Two days later, on July 7, U-759 struck again. This time the target was the Dutch cargo ship Poelau Roebiah, a much larger vessel at 9,251 gross register tons, traveling in convoy TAG-70 east of Jamaica. Friedrich's torpedo found its mark, and the Poelau Roebiah began to sink. Of the 68 crew, 24 armed guards, and 31 American passengers aboard, all but two survived, abandoning ship in four lifeboats and awaiting rescue. After the attack, a United States Navy destroyer gave chase, hunting U-759 with depth charges. Friedrich and his crew evaded the warship—a feat that required nerve, skill, and no small amount of luck in the shallow Caribbean waters where a submarine had far less room to hide than in the open Atlantic.

Lost with All Hands

That luck did not hold. On July 15, 1943, barely a week after sinking the Poelau Roebiah, U-759 was caught on the surface by an American PBM Mariner patrol aircraft from Squadron VP-32. The flying boat attacked with depth charges in the waters northwest of Haiti, at approximately 15°58′N, 73°44′W. There was no escape this time. U-759 sank, carrying all 47 of her crew to their deaths. No distress signal was received; no survivors were found. The boat that had sent two Allied merchant ships to the bottom just days earlier now lay on the Caribbean seabed herself—one of 783 German U-boats lost during the war, and one of the many that vanished without a trace in the vast spaces of the Atlantic and its surrounding seas.
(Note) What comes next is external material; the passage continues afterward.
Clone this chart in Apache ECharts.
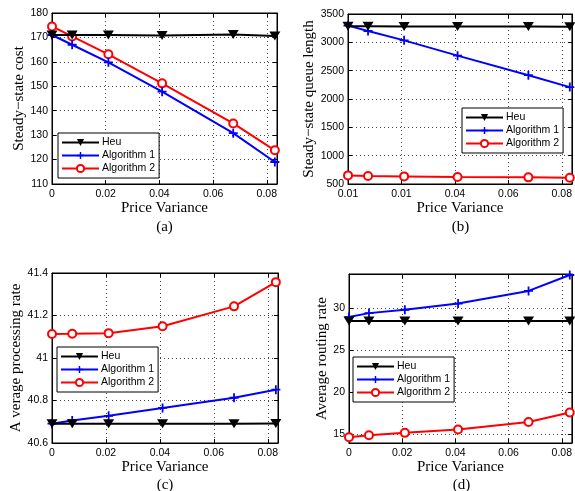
<!DOCTYPE html>
<html><head><meta charset="utf-8">
<script src="https://cdn.jsdelivr.net/npm/echarts@6/dist/echarts.min.js"></script>
<style>html,body{margin:0;padding:0;background:#fff}#c{width:575px;height:491px}</style>
</head><body><div id="c"></div>
<script>
// ---- data ----
const seriesNames = ['Heu', 'Algorithm 1', 'Algorithm 2'];
const priceVariance = [0, 0.0075, 0.021, 0.041, 0.0675, 0.083];

const costHeu  = [171, 171, 171, 170.8, 171.2, 170.6];
const costAlg1 = [171, 167, 159.8, 147.8, 130.8, 119];
const costAlg2 = [174.5, 170.4, 163.1, 151.2, 134.8, 123.8];

const queueHeu  = [3285, 3285, 3280, 3280, 3280, 3275];
const queueAlg1 = [3295, 3200, 3035, 2765, 2420, 2210];
const queueAlg2 = [652, 640, 634, 622, 617, 611];

const procHeu  = [40.691, 40.691, 40.691, 40.691, 40.691, 40.692];
const procAlg1 = [40.691, 40.706, 40.728, 40.765, 40.813, 40.851];
const procAlg2 = [41.113, 41.114, 41.117, 41.149, 41.243, 41.357];

const routHeu  = [28.43, 28.43, 28.43, 28.43, 28.43, 28.43];
const routAlg1 = [28.9, 29.37, 29.77, 30.5, 32.0, 33.88];
const routAlg2 = [14.69, 14.92, 15.2, 15.59, 16.49, 17.62];

const xTickLabels  = ['0', '0.02', '0.04', '0.06', '0.08'];
const xTickLabelsB = ['0.01', '0.01', '0.04', '0.06', '0.08'];
const yTickCost  = ['110','120','130','140','150','160','170','180'];
const yTickQueue = ['500','1000','1500','2000','2500','3000','3500'];
const yTickProc  = ['40.6','40.8','41','41.2','41.4'];
const yTickRout  = ['15','20','25','30'];

const xName = 'Price Variance';
const yNames = ['Steady\u2212state cost', 'Steady\u2212state queue length', 'A verage processing rate', 'Average routing rate'];
const panelLetters = ['(a)', '(b)', '(c)', '(d)'];

// ---- styling / layout ----
const colors = ['#000000', '#0000ff', '#ff0000'];
const triPath = 'path://M0,0 L10,0 L5,9 Z';
const plusPath = 'path://M4,0 L6,0 L6,4 L10,4 L10,6 L6,6 L6,10 L4,10 L4,6 L0,6 L0,4 L4,4 Z';
const symbols = [triPath, plusPath, 'emptyCircle'];
const symbolSizes = [[11, 9], 9, 8];
const serif = 'Liberation Serif';
const sans = 'Liberation Sans';
const X_MAX = 0.0838;

const panels = [
  {rect:{left:52, top:13, width:225, height:171}, y:{min:110, max:180, interval:10}, yl:yTickCost,
   xl:xTickLabels, data:[costHeu,costAlg1,costAlg2], legend:{left:58, top:133}, nameGap:25},
  {rect:{left:348, top:14, width:225, height:170}, y:{min:500, max:3500, interval:500}, yl:yTickQueue,
   xl:xTickLabelsB, data:[queueHeu,queueAlg1,queueAlg2], legend:{left:462, top:108}, nameGap:31},
  {rect:{left:52, top:273, width:226, height:170}, y:{min:40.6, max:41.4, interval:0.2}, yl:yTickProc,
   xl:xTickLabels, data:[procHeu,procAlg1,procAlg2], legend:{left:57, top:347}, nameGap:28},
  {rect:{left:349, top:274, width:225, height:169}, y:{min:14, max:34, splitNumber:4}, yl:yTickRout,
   xl:xTickLabels, data:[routHeu,routAlg1,routAlg2], legend:{left:353, top:357}, nameGap:18}
];

const grid = [], xAxis = [], yAxis = [], series = [], legend = [], graphic = [];
const tickStyle = {show:true, inside:true, length:4, lineStyle:{color:'#000', width:1}};
const splitStyle = {show:true, lineStyle:{color:'#444', width:1, type:[1,3]}};

panels.forEach((p, i) => {
  grid.push(Object.assign({show:true, borderColor:'#000', borderWidth:1, backgroundColor:'#fff', containLabel:false}, p.rect));
  const xl = p.xl;
  xAxis.push({type:'value', gridIndex:i, min:0, max:X_MAX, interval:0.02, position:'bottom',
    axisLine:{show:true, onZero:false, lineStyle:{color:'#000'}}, axisTick:tickStyle, splitLine:splitStyle,
    axisLabel:{color:'#000', fontFamily:sans, fontSize:10.5, margin:5, showMaxLabel:false,
      formatter:v => { const k = Math.round(v/0.02); return (Math.abs(v - k*0.02) < 1e-6 && xl[k] !== undefined) ? xl[k] : ''; }},
    name:xName, nameLocation:'middle', nameGap:17, nameTextStyle:{color:'#000', fontFamily:serif, fontSize:15}});
  xAxis.push({type:'value', gridIndex:i, min:0, max:X_MAX, interval:0.02, position:'top',
    axisLine:{show:true, onZero:false, lineStyle:{color:'#000'}}, axisTick:tickStyle, splitLine:{show:false}, axisLabel:{show:false}});
  const yl = p.yl, ymin = p.y.min;
  const ybase = Object.assign({type:'value', gridIndex:i}, p.y);
  const step = p.y.interval || 5;
  yAxis.push(Object.assign({}, ybase, {position:'left',
    axisLine:{show:true, onZero:false, lineStyle:{color:'#000'}}, axisTick:tickStyle, splitLine:splitStyle,
    axisLabel:{color:'#000', fontFamily:sans, fontSize:10.5, margin:4, showMinLabel: p.y.interval ? true : false, showMaxLabel: p.y.interval ? true : false,
      formatter:v => { const first = p.y.interval ? ymin : 15; const k = Math.round((v-first)/step); return (Math.abs(v-(first+k*step)) < step*1e-3 && yl[k] !== undefined) ? yl[k] : ''; }},
    name:yNames[i], nameLocation:'middle', nameGap:p.nameGap, nameTextStyle:{color:'#000', fontFamily:serif, fontSize:15}}));
  yAxis.push(Object.assign({}, ybase, {position:'right',
    axisLine:{show:true, onZero:false, lineStyle:{color:'#000'}}, axisTick:tickStyle, splitLine:{show:false}, axisLabel:{show:false}}));
  p.data.forEach((arr, s) => {
    const item = s === 2 ? {color:colors[s], borderWidth:2} : {color:colors[s]};
    series.push({type:'line', name:seriesNames[s], xAxisIndex:2*i, yAxisIndex:2*i,
      data:priceVariance.map((x, j) => [x, arr[j]]),
      symbol:symbols[s], symbolSize:symbolSizes[s], showAllSymbol:true,
      lineStyle:{color:colors[s], width:2},
      itemStyle:item,
      z: 3 - s, animation:false});
  });
  legend.push({data:seriesNames, orient:'vertical', left:p.legend.left, top:p.legend.top,
    backgroundColor:'#fff', borderColor:'#000', borderWidth:1, padding:[4,4,4,3], itemGap:2,
    itemWidth:37, itemHeight:9, selectedMode:false,
    textStyle:{color:'#000', fontFamily:sans, fontSize:10.5, padding:[0,0,0,-2]}});
  const cx = p.rect.left + p.rect.width / 2;
  graphic.push({type:'text', x:cx, y: i < 2 ? 227 : 485, style:{text:panelLetters[i], fill:'#000', font:'15px "Liberation Serif"', align:'center', verticalAlign:'middle'}});
});

const chart = echarts.init(document.getElementById('c'), null, {renderer:'canvas'});
chart.setOption({animation:false, backgroundColor:'#fff', grid, xAxis, yAxis, series, legend, graphic});
</script>
</body></html>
The wreck site, in waters northwest of Haiti, remains a war grave.

From the Air

The approximate sinking position of U-759 is 15°58′N, 73°44′W, in open Caribbean waters roughly 70 nautical miles northwest of Port-Salut, Haiti. The area lies between Haiti and Jamaica in the Windward Passage approaches. Nearby airports include MTPP (Toussaint Louverture International, Port-au-Prince) to the east and MKJP (Norman Manley International, Kingston, Jamaica) to the west. No surface markers exist. The wreck lies in deep water and is not visible from altitude, but the surrounding shipping lanes remain heavily trafficked.